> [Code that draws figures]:
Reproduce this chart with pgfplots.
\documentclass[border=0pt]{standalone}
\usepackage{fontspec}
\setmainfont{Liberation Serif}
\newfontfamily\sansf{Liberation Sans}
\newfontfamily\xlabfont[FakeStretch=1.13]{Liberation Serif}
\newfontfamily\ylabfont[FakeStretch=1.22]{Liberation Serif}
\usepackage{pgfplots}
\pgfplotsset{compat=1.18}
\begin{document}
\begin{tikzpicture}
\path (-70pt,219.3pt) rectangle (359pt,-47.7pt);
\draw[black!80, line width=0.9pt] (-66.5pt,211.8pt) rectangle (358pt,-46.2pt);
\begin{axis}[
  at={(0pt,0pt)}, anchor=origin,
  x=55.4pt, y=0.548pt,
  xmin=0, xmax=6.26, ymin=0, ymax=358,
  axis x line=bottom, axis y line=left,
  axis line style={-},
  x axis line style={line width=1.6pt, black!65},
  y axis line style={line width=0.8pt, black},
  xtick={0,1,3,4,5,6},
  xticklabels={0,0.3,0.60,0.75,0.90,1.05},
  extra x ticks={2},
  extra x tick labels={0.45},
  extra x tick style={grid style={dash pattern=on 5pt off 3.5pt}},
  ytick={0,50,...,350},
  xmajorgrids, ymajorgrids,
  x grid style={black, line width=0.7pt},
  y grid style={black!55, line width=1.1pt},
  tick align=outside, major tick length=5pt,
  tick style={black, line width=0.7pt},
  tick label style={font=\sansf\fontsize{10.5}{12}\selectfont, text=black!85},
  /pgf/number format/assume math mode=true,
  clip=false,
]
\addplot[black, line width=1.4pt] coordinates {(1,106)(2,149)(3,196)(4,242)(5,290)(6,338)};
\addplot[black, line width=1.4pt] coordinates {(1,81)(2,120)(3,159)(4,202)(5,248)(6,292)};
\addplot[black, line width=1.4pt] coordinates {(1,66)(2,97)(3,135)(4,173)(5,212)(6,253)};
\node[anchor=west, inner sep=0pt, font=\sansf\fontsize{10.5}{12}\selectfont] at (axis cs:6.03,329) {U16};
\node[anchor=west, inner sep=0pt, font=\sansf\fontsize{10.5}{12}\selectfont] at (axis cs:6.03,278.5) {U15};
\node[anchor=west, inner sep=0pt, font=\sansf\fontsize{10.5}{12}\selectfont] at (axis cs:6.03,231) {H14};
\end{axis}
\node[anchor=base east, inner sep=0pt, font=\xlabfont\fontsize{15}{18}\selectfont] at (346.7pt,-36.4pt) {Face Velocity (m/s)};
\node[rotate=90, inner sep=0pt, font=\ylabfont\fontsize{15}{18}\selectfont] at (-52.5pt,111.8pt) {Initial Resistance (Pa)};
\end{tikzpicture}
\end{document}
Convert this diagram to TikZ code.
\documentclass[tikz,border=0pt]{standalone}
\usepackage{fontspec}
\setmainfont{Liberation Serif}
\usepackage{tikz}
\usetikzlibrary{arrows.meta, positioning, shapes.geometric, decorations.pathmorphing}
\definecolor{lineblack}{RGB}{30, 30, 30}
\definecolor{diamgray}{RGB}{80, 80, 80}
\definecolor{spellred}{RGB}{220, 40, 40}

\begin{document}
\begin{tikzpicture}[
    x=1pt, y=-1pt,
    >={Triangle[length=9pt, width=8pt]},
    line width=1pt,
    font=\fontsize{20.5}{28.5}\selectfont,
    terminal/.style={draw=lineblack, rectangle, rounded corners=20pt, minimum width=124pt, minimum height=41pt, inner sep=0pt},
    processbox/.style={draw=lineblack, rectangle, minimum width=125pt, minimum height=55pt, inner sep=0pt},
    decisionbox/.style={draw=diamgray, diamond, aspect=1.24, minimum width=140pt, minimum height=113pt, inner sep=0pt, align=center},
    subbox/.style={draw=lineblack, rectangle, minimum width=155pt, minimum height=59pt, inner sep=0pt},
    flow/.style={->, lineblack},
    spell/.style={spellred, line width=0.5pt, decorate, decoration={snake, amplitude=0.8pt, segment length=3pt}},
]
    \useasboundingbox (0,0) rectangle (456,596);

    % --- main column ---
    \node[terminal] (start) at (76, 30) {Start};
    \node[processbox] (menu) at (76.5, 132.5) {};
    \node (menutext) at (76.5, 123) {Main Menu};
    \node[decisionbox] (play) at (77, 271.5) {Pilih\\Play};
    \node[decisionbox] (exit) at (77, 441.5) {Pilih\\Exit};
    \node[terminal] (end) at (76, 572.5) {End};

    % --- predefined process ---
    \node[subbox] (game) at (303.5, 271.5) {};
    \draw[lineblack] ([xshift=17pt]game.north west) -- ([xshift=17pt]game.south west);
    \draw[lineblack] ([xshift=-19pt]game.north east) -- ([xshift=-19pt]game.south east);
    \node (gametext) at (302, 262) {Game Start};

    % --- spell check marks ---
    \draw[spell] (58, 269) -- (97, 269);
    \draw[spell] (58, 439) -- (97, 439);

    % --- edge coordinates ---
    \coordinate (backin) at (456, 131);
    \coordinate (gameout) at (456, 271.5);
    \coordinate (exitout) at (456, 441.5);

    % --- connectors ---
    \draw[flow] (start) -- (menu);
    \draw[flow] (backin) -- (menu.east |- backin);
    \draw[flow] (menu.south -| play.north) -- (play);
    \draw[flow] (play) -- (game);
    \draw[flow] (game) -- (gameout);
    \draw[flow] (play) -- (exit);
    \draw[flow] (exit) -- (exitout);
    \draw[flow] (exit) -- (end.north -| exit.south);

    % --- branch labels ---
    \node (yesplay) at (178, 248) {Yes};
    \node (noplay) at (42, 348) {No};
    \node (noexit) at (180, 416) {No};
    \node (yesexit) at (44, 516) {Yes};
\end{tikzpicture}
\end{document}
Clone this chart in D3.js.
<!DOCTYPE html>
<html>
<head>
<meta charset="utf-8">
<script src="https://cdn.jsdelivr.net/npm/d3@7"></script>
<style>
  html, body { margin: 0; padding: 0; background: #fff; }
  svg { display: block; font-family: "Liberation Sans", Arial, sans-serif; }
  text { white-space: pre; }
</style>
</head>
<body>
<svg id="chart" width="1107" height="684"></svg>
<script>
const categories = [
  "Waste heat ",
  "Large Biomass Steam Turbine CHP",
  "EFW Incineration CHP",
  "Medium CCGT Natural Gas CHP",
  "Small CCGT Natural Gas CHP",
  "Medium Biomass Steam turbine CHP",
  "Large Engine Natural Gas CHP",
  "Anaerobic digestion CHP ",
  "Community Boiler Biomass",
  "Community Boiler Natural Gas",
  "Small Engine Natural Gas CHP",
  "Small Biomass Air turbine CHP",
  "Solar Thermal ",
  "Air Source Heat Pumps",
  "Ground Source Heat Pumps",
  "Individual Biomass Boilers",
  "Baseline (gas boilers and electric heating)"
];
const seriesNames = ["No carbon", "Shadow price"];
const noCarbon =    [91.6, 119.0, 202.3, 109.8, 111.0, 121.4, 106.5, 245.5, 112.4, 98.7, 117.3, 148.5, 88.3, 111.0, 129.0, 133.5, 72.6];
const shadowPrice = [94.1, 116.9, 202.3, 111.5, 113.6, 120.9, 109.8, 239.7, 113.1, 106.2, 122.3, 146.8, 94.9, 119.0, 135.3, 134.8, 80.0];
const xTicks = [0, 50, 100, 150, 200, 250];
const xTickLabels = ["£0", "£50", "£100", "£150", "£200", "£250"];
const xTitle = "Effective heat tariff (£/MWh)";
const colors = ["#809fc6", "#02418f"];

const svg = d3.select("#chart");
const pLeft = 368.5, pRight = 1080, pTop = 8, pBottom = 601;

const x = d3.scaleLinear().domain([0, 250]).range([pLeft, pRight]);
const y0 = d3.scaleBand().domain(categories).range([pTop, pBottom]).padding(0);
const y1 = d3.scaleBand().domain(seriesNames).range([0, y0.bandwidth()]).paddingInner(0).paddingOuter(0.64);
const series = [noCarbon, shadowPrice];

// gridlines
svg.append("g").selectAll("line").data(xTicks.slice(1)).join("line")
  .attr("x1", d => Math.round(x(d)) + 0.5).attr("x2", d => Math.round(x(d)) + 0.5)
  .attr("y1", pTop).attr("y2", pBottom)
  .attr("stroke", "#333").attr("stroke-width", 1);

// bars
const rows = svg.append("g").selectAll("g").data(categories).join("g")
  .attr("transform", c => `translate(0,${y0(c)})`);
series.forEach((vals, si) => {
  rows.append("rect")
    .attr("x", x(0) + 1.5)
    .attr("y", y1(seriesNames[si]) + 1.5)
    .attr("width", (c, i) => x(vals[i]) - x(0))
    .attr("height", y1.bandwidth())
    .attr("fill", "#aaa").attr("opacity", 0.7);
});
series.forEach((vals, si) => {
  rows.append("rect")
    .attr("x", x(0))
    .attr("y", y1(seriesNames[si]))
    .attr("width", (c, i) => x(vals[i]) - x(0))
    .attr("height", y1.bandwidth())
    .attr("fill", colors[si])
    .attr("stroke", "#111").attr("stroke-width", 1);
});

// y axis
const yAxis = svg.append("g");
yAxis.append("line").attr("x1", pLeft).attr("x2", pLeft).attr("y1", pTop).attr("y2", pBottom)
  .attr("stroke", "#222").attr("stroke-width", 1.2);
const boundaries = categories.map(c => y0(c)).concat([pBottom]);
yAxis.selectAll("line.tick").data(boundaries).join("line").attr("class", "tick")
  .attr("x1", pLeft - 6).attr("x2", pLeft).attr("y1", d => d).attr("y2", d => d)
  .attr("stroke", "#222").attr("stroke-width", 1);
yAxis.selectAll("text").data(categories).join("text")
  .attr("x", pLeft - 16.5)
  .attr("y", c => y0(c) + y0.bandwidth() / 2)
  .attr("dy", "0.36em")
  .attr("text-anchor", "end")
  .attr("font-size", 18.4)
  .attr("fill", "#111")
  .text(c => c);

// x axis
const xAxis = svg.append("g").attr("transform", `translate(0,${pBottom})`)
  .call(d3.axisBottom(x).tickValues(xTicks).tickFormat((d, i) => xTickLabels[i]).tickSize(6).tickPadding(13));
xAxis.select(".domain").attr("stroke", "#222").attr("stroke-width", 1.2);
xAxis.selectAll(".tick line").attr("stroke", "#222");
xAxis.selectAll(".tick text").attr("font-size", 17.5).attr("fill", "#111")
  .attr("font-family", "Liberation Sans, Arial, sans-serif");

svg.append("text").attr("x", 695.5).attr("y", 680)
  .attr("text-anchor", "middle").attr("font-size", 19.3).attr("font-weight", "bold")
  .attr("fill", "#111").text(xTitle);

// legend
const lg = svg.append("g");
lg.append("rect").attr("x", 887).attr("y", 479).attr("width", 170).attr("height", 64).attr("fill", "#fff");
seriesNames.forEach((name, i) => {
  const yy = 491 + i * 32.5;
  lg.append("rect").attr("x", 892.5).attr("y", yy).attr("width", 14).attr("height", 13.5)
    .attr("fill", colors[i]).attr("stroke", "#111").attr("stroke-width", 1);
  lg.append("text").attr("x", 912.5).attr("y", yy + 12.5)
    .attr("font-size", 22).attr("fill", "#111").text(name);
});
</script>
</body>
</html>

> [TASK DIRECTIONS]:
Start with the line that holds "Convert this diagram to TikZ code." and finish with the line that holds "at (456, 441.5);". Transcribe each line in between exactly, and those two as well.

> [EXERCISE RESULT]:
Convert this diagram to TikZ code.
\documentclass[tikz,border=0pt]{standalone}
\usepackage{fontspec}
\setmainfont{Liberation Serif}
\usepackage{tikz}
\usetikzlibrary{arrows.meta, positioning, shapes.geometric, decorations.pathmorphing}
\definecolor{lineblack}{RGB}{30, 30, 30}
\definecolor{diamgray}{RGB}{80, 80, 80}
\definecolor{spellred}{RGB}{220, 40, 40}

\begin{document}
\begin{tikzpicture}[
    x=1pt, y=-1pt,
    >={Triangle[length=9pt, width=8pt]},
    line width=1pt,
    font=\fontsize{20.5}{28.5}\selectfont,
    terminal/.style={draw=lineblack, rectangle, rounded corners=20pt, minimum width=124pt, minimum height=41pt, inner sep=0pt},
    processbox/.style={draw=lineblack, rectangle, minimum width=125pt, minimum height=55pt, inner sep=0pt},
    decisionbox/.style={draw=diamgray, diamond, aspect=1.24, minimum width=140pt, minimum height=113pt, inner sep=0pt, align=center},
    subbox/.style={draw=lineblack, rectangle, minimum width=155pt, minimum height=59pt, inner sep=0pt},
    flow/.style={->, lineblack},
    spell/.style={spellred, line width=0.5pt, decorate, decoration={snake, amplitude=0.8pt, segment length=3pt}},
]
    \useasboundingbox (0,0) rectangle (456,596);

    % --- main column ---
    \node[terminal] (start) at (76, 30) {Start};
    \node[processbox] (menu) at (76.5, 132.5) {};
    \node (menutext) at (76.5, 123) {Main Menu};
    \node[decisionbox] (play) at (77, 271.5) {Pilih\\Play};
    \node[decisionbox] (exit) at (77, 441.5) {Pilih\\Exit};
    \node[terminal] (end) at (76, 572.5) {End};

    % --- predefined process ---
    \node[subbox] (game) at (303.5, 271.5) {};
    \draw[lineblack] ([xshift=17pt]game.north west) -- ([xshift=17pt]game.south west);
    \draw[lineblack] ([xshift=-19pt]game.north east) -- ([xshift=-19pt]game.south east);
    \node (gametext) at (302, 262) {Game Start};

    % --- spell check marks ---
    \draw[spell] (58, 269) -- (97, 269);
    \draw[spell] (58, 439) -- (97, 439);

    % --- edge coordinates ---
    \coordinate (backin) at (456, 131);
    \coordinate (gameout) at (456, 271.5);
    \coordinate (exitout) at (456, 441.5);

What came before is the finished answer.